── Given data ──

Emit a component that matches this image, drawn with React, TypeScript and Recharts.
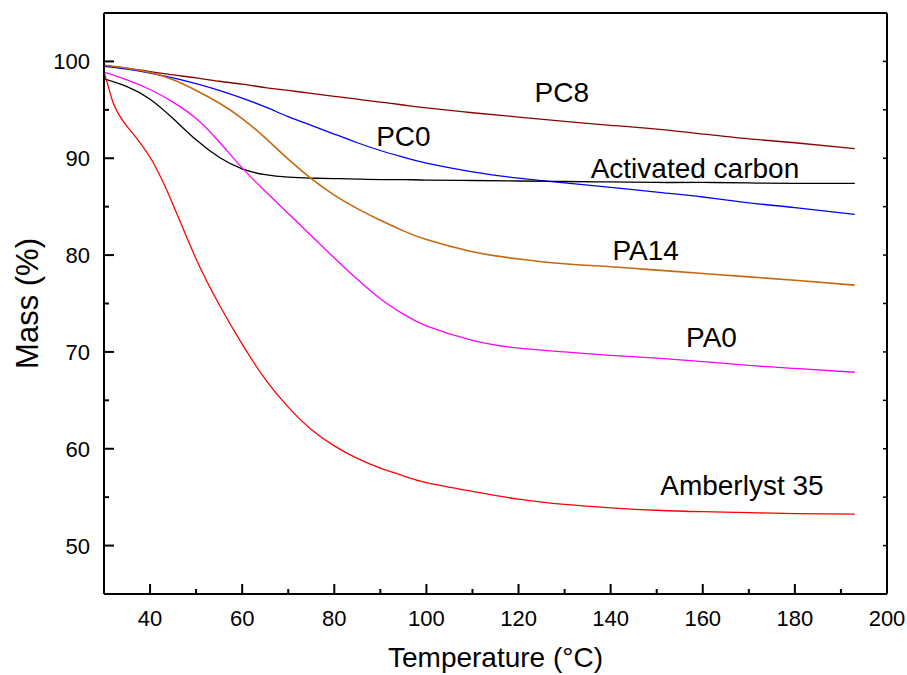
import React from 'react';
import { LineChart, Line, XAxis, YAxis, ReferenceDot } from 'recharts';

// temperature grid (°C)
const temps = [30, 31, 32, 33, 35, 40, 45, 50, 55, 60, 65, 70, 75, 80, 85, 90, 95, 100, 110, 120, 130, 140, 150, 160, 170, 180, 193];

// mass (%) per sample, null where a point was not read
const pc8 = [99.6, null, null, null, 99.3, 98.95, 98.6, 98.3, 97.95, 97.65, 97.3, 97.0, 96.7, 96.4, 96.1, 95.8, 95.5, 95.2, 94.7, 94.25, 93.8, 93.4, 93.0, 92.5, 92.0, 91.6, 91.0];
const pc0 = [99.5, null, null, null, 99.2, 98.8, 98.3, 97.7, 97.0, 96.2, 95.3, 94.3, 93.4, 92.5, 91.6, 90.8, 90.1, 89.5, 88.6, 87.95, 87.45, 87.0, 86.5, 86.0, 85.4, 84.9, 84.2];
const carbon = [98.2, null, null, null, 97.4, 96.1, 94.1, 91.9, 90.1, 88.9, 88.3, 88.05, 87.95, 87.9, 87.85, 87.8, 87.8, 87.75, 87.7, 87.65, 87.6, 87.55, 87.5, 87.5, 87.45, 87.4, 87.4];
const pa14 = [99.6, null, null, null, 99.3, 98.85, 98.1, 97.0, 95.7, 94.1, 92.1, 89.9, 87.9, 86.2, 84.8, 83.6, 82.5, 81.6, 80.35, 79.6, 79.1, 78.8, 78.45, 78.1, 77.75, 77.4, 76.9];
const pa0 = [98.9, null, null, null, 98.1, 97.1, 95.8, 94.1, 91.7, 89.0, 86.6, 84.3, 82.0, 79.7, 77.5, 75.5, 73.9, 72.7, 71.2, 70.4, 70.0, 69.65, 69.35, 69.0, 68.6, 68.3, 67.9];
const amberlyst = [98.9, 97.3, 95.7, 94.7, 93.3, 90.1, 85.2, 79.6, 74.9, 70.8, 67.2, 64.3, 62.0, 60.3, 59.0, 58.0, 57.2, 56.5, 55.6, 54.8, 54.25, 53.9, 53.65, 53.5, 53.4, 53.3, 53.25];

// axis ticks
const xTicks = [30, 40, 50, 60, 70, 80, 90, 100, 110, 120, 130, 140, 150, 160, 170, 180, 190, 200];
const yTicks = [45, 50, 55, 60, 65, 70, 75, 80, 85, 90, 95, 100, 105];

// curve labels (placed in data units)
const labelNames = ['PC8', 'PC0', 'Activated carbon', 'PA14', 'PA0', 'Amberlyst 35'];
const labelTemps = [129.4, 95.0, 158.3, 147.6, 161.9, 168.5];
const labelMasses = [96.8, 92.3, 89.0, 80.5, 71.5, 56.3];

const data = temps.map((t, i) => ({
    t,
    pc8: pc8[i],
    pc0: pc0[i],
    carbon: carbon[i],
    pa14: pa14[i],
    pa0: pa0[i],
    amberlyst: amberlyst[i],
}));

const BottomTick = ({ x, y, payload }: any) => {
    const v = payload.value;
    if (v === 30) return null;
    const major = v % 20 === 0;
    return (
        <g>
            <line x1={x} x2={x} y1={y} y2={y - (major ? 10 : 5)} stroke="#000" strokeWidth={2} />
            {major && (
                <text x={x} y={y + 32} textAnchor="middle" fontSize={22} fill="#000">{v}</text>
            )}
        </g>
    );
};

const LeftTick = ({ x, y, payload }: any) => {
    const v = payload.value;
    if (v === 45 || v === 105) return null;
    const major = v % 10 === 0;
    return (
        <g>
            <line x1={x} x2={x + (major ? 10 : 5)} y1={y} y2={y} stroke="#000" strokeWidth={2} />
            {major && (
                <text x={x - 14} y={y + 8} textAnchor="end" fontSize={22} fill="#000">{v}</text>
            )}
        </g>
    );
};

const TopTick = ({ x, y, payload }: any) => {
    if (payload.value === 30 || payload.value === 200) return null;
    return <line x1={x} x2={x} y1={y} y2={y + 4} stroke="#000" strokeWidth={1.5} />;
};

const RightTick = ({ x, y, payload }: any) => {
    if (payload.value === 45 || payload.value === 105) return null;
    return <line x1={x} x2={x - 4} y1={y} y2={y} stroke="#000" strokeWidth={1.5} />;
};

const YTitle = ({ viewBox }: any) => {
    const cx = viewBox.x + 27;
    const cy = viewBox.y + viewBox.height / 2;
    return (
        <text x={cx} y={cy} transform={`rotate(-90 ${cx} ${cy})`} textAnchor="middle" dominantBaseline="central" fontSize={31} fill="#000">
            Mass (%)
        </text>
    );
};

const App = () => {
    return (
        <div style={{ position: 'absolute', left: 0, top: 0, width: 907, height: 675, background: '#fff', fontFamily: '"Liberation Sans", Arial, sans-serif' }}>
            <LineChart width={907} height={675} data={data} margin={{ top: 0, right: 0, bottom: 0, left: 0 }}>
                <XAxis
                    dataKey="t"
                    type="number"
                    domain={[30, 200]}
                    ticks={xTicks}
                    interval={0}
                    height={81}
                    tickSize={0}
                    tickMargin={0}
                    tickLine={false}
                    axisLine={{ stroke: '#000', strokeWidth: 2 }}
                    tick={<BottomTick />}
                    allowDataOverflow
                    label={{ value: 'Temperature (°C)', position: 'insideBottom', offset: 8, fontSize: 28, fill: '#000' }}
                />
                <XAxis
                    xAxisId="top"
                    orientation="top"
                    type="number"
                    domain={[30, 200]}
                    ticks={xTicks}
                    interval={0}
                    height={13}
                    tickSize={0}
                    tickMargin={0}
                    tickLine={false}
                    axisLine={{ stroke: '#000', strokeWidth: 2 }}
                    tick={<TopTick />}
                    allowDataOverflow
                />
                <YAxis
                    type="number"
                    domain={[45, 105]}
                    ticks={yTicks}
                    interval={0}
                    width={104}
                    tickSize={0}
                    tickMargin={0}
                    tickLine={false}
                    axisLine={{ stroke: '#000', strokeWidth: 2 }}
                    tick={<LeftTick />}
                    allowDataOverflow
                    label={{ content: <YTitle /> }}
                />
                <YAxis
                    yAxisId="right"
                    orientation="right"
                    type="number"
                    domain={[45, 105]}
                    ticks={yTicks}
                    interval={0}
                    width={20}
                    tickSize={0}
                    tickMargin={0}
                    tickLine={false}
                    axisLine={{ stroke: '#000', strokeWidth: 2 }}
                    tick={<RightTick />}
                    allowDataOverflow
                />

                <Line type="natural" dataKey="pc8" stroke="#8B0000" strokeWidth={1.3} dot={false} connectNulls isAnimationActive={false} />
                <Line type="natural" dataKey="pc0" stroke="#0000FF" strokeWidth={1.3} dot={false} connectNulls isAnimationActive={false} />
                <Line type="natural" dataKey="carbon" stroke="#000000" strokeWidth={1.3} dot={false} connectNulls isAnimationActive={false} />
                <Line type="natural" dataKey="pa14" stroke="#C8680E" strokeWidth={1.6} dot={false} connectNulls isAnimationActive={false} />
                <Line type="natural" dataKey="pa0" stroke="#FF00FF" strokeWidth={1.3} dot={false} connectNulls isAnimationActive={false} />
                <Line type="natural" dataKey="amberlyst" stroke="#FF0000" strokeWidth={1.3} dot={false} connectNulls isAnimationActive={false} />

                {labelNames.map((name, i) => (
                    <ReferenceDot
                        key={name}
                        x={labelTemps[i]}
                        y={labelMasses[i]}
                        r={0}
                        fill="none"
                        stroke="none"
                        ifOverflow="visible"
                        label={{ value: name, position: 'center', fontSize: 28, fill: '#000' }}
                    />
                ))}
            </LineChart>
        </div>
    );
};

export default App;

───

- Problem
Return each line from the material above exactly, but not the pictures.

- Response to this task
Emit a component that matches this image, drawn with React, TypeScript and Recharts.
import React from 'react';
import { LineChart, Line, XAxis, YAxis, ReferenceDot } from 'recharts';

// temperature grid (°C)
const temps = [30, 31, 32, 33, 35, 40, 45, 50, 55, 60, 65, 70, 75, 80, 85, 90, 95, 100, 110, 120, 130, 140, 150, 160, 170, 180, 193];

// mass (%) per sample, null where a point was not read
const pc8 = [99.6, null, null, null, 99.3, 98.95, 98.6, 98.3, 97.95, 97.65, 97.3, 97.0, 96.7, 96.4, 96.1, 95.8, 95.5, 95.2, 94.7, 94.25, 93.8, 93.4, 93.0, 92.5, 92.0, 91.6, 91.0];
const pc0 = [99.5, null, null, null, 99.2, 98.8, 98.3, 97.7, 97.0, 96.2, 95.3, 94.3, 93.4, 92.5, 91.6, 90.8, 90.1, 89.5, 88.6, 87.95, 87.45, 87.0, 86.5, 86.0, 85.4, 84.9, 84.2];
const carbon = [98.2, null, null, null, 97.4, 96.1, 94.1, 91.9, 90.1, 88.9, 88.3, 88.05, 87.95, 87.9, 87.85, 87.8, 87.8, 87.75, 87.7, 87.65, 87.6, 87.55, 87.5, 87.5, 87.45, 87.4, 87.4];
const pa14 = [99.6, null, null, null, 99.3, 98.85, 98.1, 97.0, 95.7, 94.1, 92.1, 89.9, 87.9, 86.2, 84.8, 83.6, 82.5, 81.6, 80.35, 79.6, 79.1, 78.8, 78.45, 78.1, 77.75, 77.4, 76.9];
const pa0 = [98.9, null, null, null, 98.1, 97.1, 95.8, 94.1, 91.7, 89.0, 86.6, 84.3, 82.0, 79.7, 77.5, 75.5, 73.9, 72.7, 71.2, 70.4, 70.0, 69.65, 69.35, 69.0, 68.6, 68.3, 67.9];
const amberlyst = [98.9, 97.3, 95.7, 94.7, 93.3, 90.1, 85.2, 79.6, 74.9, 70.8, 67.2, 64.3, 62.0, 60.3, 59.0, 58.0, 57.2, 56.5, 55.6, 54.8, 54.25, 53.9, 53.65, 53.5, 53.4, 53.3, 53.25];

// axis ticks
const xTicks = [30, 40, 50, 60, 70, 80, 90, 100, 110, 120, 130, 140, 150, 160, 170, 180, 190, 200];
const yTicks = [45, 50, 55, 60, 65, 70, 75, 80, 85, 90, 95, 100, 105];

// curve labels (placed in data units)
const labelNames = ['PC8', 'PC0', 'Activated carbon', 'PA14', 'PA0', 'Amberlyst 35'];
const labelTemps = [129.4, 95.0, 158.3, 147.6, 161.9, 168.5];
const labelMasses = [96.8, 92.3, 89.0, 80.5, 71.5, 56.3];

const data = temps.map((t, i) => ({
    t,
    pc8: pc8[i],
    pc0: pc0[i],
    carbon: carbon[i],
    pa14: pa14[i],
    pa0: pa0[i],
    amberlyst: amberlyst[i],
}));

const BottomTick = ({ x, y, payload }: any) => {
    const v = payload.value;
    if (v === 30) return null;
    const major = v % 20 === 0;
    return (
        <g>
            <line x1={x} x2={x} y1={y} y2={y - (major ? 10 : 5)} stroke="#000" strokeWidth={2} />
            {major && (
                <text x={x} y={y + 32} textAnchor="middle" fontSize={22} fill="#000">{v}</text>
            )}
        </g>
    );
};

const LeftTick = ({ x, y, payload }: any) => {
    const v = payload.value;
    if (v === 45 || v === 105) return null;
    const major = v % 10 === 0;
    return (
        <g>
            <line x1={x} x2={x + (major ? 10 : 5)} y1={y} y2={y} stroke="#000" strokeWidth={2} />
            {major && (
                <text x={x - 14} y={y + 8} textAnchor="end" fontSize={22} fill="#000">{v}</text>
            )}
        </g>
    );
};

const TopTick = ({ x, y, payload }: any) => {
    if (payload.value === 30 || payload.value === 200) return null;
    return <line x1={x} x2={x} y1={y} y2={y + 4} stroke="#000" strokeWidth={1.5} />;
};

const RightTick = ({ x, y, payload }: any) => {
    if (payload.value === 45 || payload.value === 105) return null;
    return <line x1={x} x2={x - 4} y1={y} y2={y} stroke="#000" strokeWidth={1.5} />;
};

const YTitle = ({ viewBox }: any) => {
    const cx = viewBox.x + 27;
    const cy = viewBox.y + viewBox.height / 2;
    return (
        <text x={cx} y={cy} transform={`rotate(-90 ${cx} ${cy})`} textAnchor="middle" dominantBaseline="central" fontSize={31} fill="#000">
            Mass (%)
        </text>
    );
};

const App = () => {
    return (
        <div style={{ position: 'absolute', left: 0, top: 0, width: 907, height: 675, background: '#fff', fontFamily: '"Liberation Sans", Arial, sans-serif' }}>
            <LineChart width={907} height={675} data={data} margin={{ top: 0, right: 0, bottom: 0, left: 0 }}>
                <XAxis
                    dataKey="t"
                    type="number"
                    domain={[30, 200]}
                    ticks={xTicks}
                    interval={0}
                    height={81}
                    tickSize={0}
                    tickMargin={0}
                    tickLine={false}
                    axisLine={{ stroke: '#000', strokeWidth: 2 }}
                    tick={<BottomTick />}
                    allowDataOverflow
                    label={{ value: 'Temperature (°C)', position: 'insideBottom', offset: 8, fontSize: 28, fill: '#000' }}
                />
                <XAxis
                    xAxisId="top"
                    orientation="top"
                    type="number"
                    domain={[30, 200]}
                    ticks={xTicks}
                    interval={0}
                    height={13}
                    tickSize={0}
                    tickMargin={0}
                    tickLine={false}
                    axisLine={{ stroke: '#000', strokeWidth: 2 }}
                    tick={<TopTick />}
                    allowDataOverflow
                />
                <YAxis
                    type="number"
                    domain={[45, 105]}
                    ticks={yTicks}
                    interval={0}
                    width={104}
                    tickSize={0}
                    tickMargin={0}
                    tickLine={false}
                    axisLine={{ stroke: '#000', strokeWidth: 2 }}
                    tick={<LeftTick />}
                    allowDataOverflow
                    label={{ content: <YTitle /> }}
                />
                <YAxis
                    yAxisId="right"
                    orientation="right"
                    type="number"
                    domain={[45, 105]}
                    ticks={yTicks}
                    interval={0}
                    width={20}
                    tickSize={0}
                    tickMargin={0}
                    tickLine={false}
                    axisLine={{ stroke: '#000', strokeWidth: 2 }}
                    tick={<RightTick />}
                    allowDataOverflow
                />

                <Line type="natural" dataKey="pc8" stroke="#8B0000" strokeWidth={1.3} dot={false} connectNulls isAnimationActive={false} />
                <Line type="natural" dataKey="pc0" stroke="#0000FF" strokeWidth={1.3} dot={false} connectNulls isAnimationActive={false} />
                <Line type="natural" dataKey="carbon" stroke="#000000" strokeWidth={1.3} dot={false} connectNulls isAnimationActive={false} />
                <Line type="natural" dataKey="pa14" stroke="#C8680E" strokeWidth={1.6} dot={false} connectNulls isAnimationActive={false} />
                <Line type="natural" dataKey="pa0" stroke="#FF00FF" strokeWidth={1.3} dot={false} connectNulls isAnimationActive={false} />
                <Line type="natural" dataKey="amberlyst" stroke="#FF0000" strokeWidth={1.3} dot={false} connectNulls isAnimationActive={false} />

                {labelNames.map((name, i) => (
                    <ReferenceDot
                        key={name}
                        x={labelTemps[i]}
                        y={labelMasses[i]}
                        r={0}
                        fill="none"
                        stroke="none"
                        ifOverflow="visible"
                        label={{ value: name, position: 'center', fontSize: 28, fill: '#000' }}
                    />
                ))}
            </LineChart>
        </div>
    );
};

export default App;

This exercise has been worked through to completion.